The cranberry lobby wins again (look them up). There was a cranberry fluff and straight up cranberries plopped out of a can and sliced. Somehow it was best if you mixed them together. Delicious.
The green bean casserole, the most divisive of sides, was the best I’ve had. I’m generally not a fan.
I’m a big fan of sweet potato casserole, and Marti mixed it up with ricotta to balance out the sweetness. Nice.
Some people treat mashed potatoes as a side. For me they are the main event. I always joke that I am trying to get to 100% butter, which means it’s half potatoes and half butter. We can dream. These potatoes didn’t quite get there (I have to be honest, Marti!)
Camera

There is a lot going on in “Wicked.” Multiple characters change their mind about each other over the course of many songs. Ariana Grande doesn’t have the musical theatre singing chops or acting to cut it as Glinda, while Cynthia Erivo is excellent as Elphaba. Her Black-ness, added to her green-ness, gives a nuance to the role, and her acting and singing, especially in “Defying Gravity,” carry the film. She is an outcast in multiple ways, especially because she has talent. And she can join in the current fascist system of Oz and follow the Wizard, or decide to go against everyone and everything, even her now-friend Glinda.
The last 20 minutes of the movie, with the special effects and performance by Erivo, make it a must-see holiday film.
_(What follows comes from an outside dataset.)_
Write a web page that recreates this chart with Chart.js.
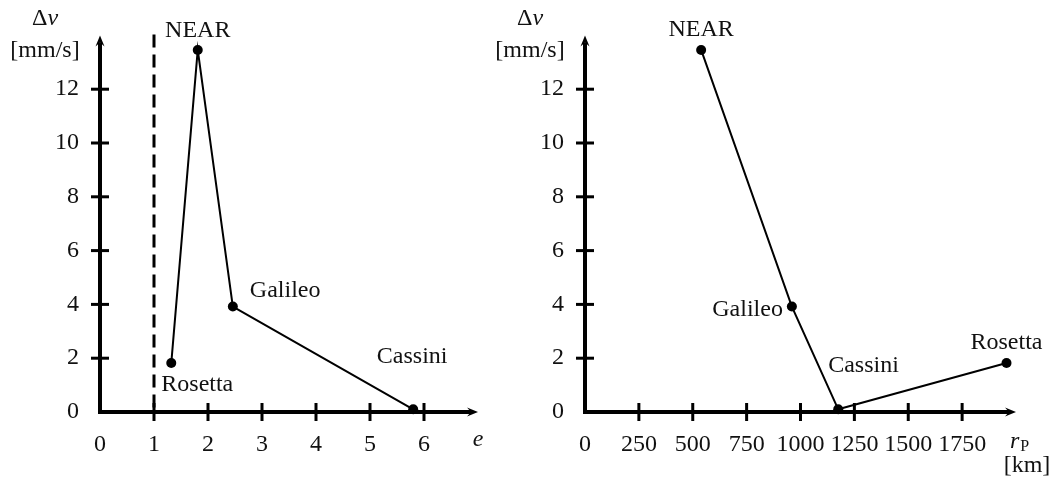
<!DOCTYPE html>
<html>
<head>
<meta charset="utf-8">
<script src="https://cdn.jsdelivr.net/npm/chart.js@4.4.1/dist/chart.umd.min.js"></script>
<style>
  html, body { margin: 0; padding: 0; background: #fff; }
  #wrap { position: relative; width: 1054px; height: 478px; }
  canvas { display: block; position: absolute; top: 0; }
  #eccChart { left: 0; }
  #periChart { left: 490px; }
</style>
</head>
<body>
<div id="wrap">
  <canvas id="eccChart" width="490" height="478"></canvas>
  <canvas id="periChart" width="564" height="478"></canvas>
</div>
<script>
// flyby data
const missions = ["Rosetta", "NEAR", "Galileo", "Cassini"];
const eccentricity = [1.32, 1.81, 2.46, 5.8];
const deltaV = [1.82, 13.46, 3.92, 0.1];
const perigeeKm = [1956, 539, 960, 1175];

const eTicks = [0, 1, 2, 3, 4, 5, 6];
const rpTicks = [0, 250, 500, 750, 1000, 1250, 1500, 1750];
const dvTicks = [0, 2, 4, 6, 8, 10, 12];

const FONT = '"Liberation Serif", "DejaVu Serif", serif';
const INK = "#111";

function buildPoints(xs) {
  return missions
    .map((name, i) => ({ x: xs[i], y: deltaV[i], name }))
    .sort((a, b) => a.x - b.x);
}

function line(ctx, x1, y1, x2, y2) {
  ctx.beginPath();
  ctx.moveTo(x1, y1);
  ctx.lineTo(x2, y2);
  ctx.stroke();
}

function arrowHead(ctx, x, y, dir) {
  // dir: "right" or "up"
  ctx.beginPath();
  if (dir === "right") {
    ctx.moveTo(x, y);
    ctx.lineTo(x - 11, y - 4.5);
    ctx.lineTo(x - 7, y);
    ctx.lineTo(x - 11, y + 4.5);
  } else {
    ctx.moveTo(x, y);
    ctx.lineTo(x - 4.5, y + 11);
    ctx.lineTo(x, y + 7);
    ctx.lineTo(x + 4.5, y + 11);
  }
  ctx.closePath();
  ctx.fill();
}

const axesPlugin = {
  id: "axes",
  beforeDatasetsDraw(chart, args, opts) {
    const { ctx, chartArea: a, scales: { x, y } } = chart;
    ctx.save();
    ctx.strokeStyle = "#000";
    ctx.fillStyle = "#000";

    // dashed e = 1 line
    if (opts.dashAt != null) {
      const px = x.getPixelForValue(opts.dashAt);
      ctx.lineWidth = 3;
      ctx.setLineDash([13, 7]);
      line(ctx, px, a.top - 1, px, a.bottom);
      ctx.setLineDash([]);
    }

    // axes
    ctx.lineWidth = 4;
    line(ctx, a.left - 2, a.bottom, a.right - 7, a.bottom);
    line(ctx, a.left, a.bottom + 2, a.left, a.top + 7);
    arrowHead(ctx, a.right, a.bottom, "right");
    arrowHead(ctx, a.left, a.top, "up");

    // tick marks crossing the axes
    ctx.lineWidth = 3;
    opts.xTicks.filter((v) => v > 0).forEach((v) => {
      const px = x.getPixelForValue(v);
      line(ctx, px, a.bottom - 9, px, a.bottom + 9);
    });
    opts.yTicks.filter((v) => v > 0).forEach((v) => {
      const py = y.getPixelForValue(v);
      line(ctx, a.left - 9, py, a.left + 9, py);
    });
    ctx.restore();
  },
  afterDatasetsDraw(chart, args, opts) {
    const { ctx, chartArea: a } = chart;
    ctx.save();
    ctx.fillStyle = INK;
    ctx.textBaseline = "middle";
    ctx.font = `24px ${FONT}`;

    // point labels
    const meta = chart.getDatasetMeta(0);
    const pts = chart.data.datasets[0].data;
    meta.data.forEach((el, i) => {
      const s = opts.labelStyle[pts[i].name];
      ctx.textAlign = s.align;
      ctx.fillText(pts[i].name, el.x + s.dx, el.y + s.dy);
    });

    // y-axis title: Δv / [mm/s]
    const cx = a.left - 55;
    ctx.font = `24px ${FONT}`;
    const wD = ctx.measureText("\u0394").width;
    ctx.font = `italic 24px ${FONT}`;
    const wV = ctx.measureText("v").width;
    ctx.textAlign = "left";
    ctx.font = `24px ${FONT}`;
    ctx.fillText("\u0394", cx - (wD + wV) / 2, 19);
    ctx.font = `italic 24px ${FONT}`;
    ctx.fillText("v", cx - (wD + wV) / 2 + wD, 19);
    ctx.font = `24px ${FONT}`;
    ctx.textAlign = "center";
    ctx.fillText("[mm/s]", cx, 51);

    // x-axis title
    if (opts.xTitle === "e") {
      ctx.font = `italic 24px ${FONT}`;
      ctx.fillText("e", a.right, a.bottom + 28);
    } else {
      ctx.font = `italic 24px ${FONT}`;
      ctx.textAlign = "left";
      const rx = a.right - 6;
      ctx.fillText("r", rx, a.bottom + 30);
      const wr = ctx.measureText("r").width;
      ctx.font = `16px ${FONT}`;
      ctx.fillText("P", rx + wr + 1, a.bottom + 35);
      ctx.font = `24px ${FONT}`;
      ctx.textAlign = "center";
      ctx.fillText("[km]", a.right + 11, a.bottom + 54);
    }
    ctx.restore();
  }
};

function makeChart(id, xs, xMax, xTicks, yAxisWidth, padRight, extra) {
  const tickFont = { family: FONT, size: 24 };
  return new Chart(document.getElementById(id), {
    type: "scatter",
    data: {
      datasets: [{
        data: buildPoints(xs),
        showLine: true,
        borderColor: "#000",
        borderWidth: 2,
        pointRadius: 5,
        pointBackgroundColor: "#000",
        pointBorderWidth: 0,
        clip: false
      }]
    },
    options: {
      responsive: false,
      animation: false,
      events: [],
      layout: { padding: { top: 35, right: padRight, left: 0, bottom: 0 } },
      plugins: {
        legend: { display: false },
        tooltip: { enabled: false },
        axes: Object.assign({ xTicks, yTicks: dvTicks }, extra)
      },
      scales: {
        x: {
          type: "linear",
          min: 0,
          max: xMax,
          grid: { display: false, drawTicks: false },
          border: { display: false },
          afterBuildTicks: (s) => { s.ticks = xTicks.map((v) => ({ value: v })); },
          afterFit: (s) => { s.height = 66; },
          ticks: {
            font: tickFont, color: INK, padding: 18,
            autoSkip: false, maxRotation: 0,
            callback: (v) => String(v)
          }
        },
        y: {
          type: "linear",
          min: 0,
          max: 14,
          grid: { display: false, drawTicks: false },
          border: { display: false },
          afterBuildTicks: (s) => { s.ticks = dvTicks.map((v) => ({ value: v })); },
          afterFit: (s) => { s.width = yAxisWidth; },
          ticks: {
            font: tickFont, color: INK, padding: 21,
            autoSkip: false,
            callback: (v) => String(v)
          }
        }
      }
    },
    plugins: [axesPlugin]
  });
}

makeChart("eccChart", eccentricity, 7, eTicks, 100, 12, {
  dashAt: 1,
  xTitle: "e",
  labelStyle: {
    NEAR: { align: "center", dx: 0, dy: -19 },
    Galileo: { align: "left", dx: 17, dy: -16 },
    Cassini: { align: "center", dx: -1, dy: -53 },
    Rosetta: { align: "left", dx: -10, dy: 22 }
  }
});

makeChart("periChart", perigeeKm, 2000, rpTicks, 95, 38, {
  dashAt: null,
  xTitle: "rp",
  labelStyle: {
    NEAR: { align: "center", dx: 0, dy: -20 },
    Galileo: { align: "right", dx: -9, dy: 3 },
    Cassini: { align: "left", dx: -10, dy: -44 },
    Rosetta: { align: "center", dx: 0, dy: -20 }
  }
});
</script>
</body>
</html>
Michelle Yeoh (most famous for me for “Everything Everywhere All At Once”) plays a wonderful professor, while Jeff Goldblum was gifted to us by God to play a genius with an evil streak. It’s somehow perfect that his singing is so poor.
In the end, it’s still a mixed bag for me, and I am ready for the next “Wicked,” where Glinda is played by a wheelchair user and no one bats an eye.
Other films of note: “FLOW,” by director and animator Gints Zibalodis, is an excellent animated film about a post-human world in which climate catastrophe is dealt with by, well, a cat and a ragtag group of animals. It’s transcendent, scary, and has only non-verbal communication. The shading is also really good.
Fashion
I want to focus on hats for a moment.
Everything in life is a social construct. We make reality what we want it to be, collectively. I wear hats because I’m (mostly) bald and get cold easily. Elphaba is given a witch’s hat as part of a cruel joke by Glinda. She thinks everyone will like it but when she shows up at the dance in all her intersectionality (Black, green, woman, Munchkin, witch), she is further ostracized. She doesn’t take off the hat. Instead, she embraces it, and realizes that it more fully shows who she is.
I hope that you (and we), in this New Year, embrace those parts of us that make us different, and become who we ought to be. We owe it to ourselves to defy whatever is harming us and the world.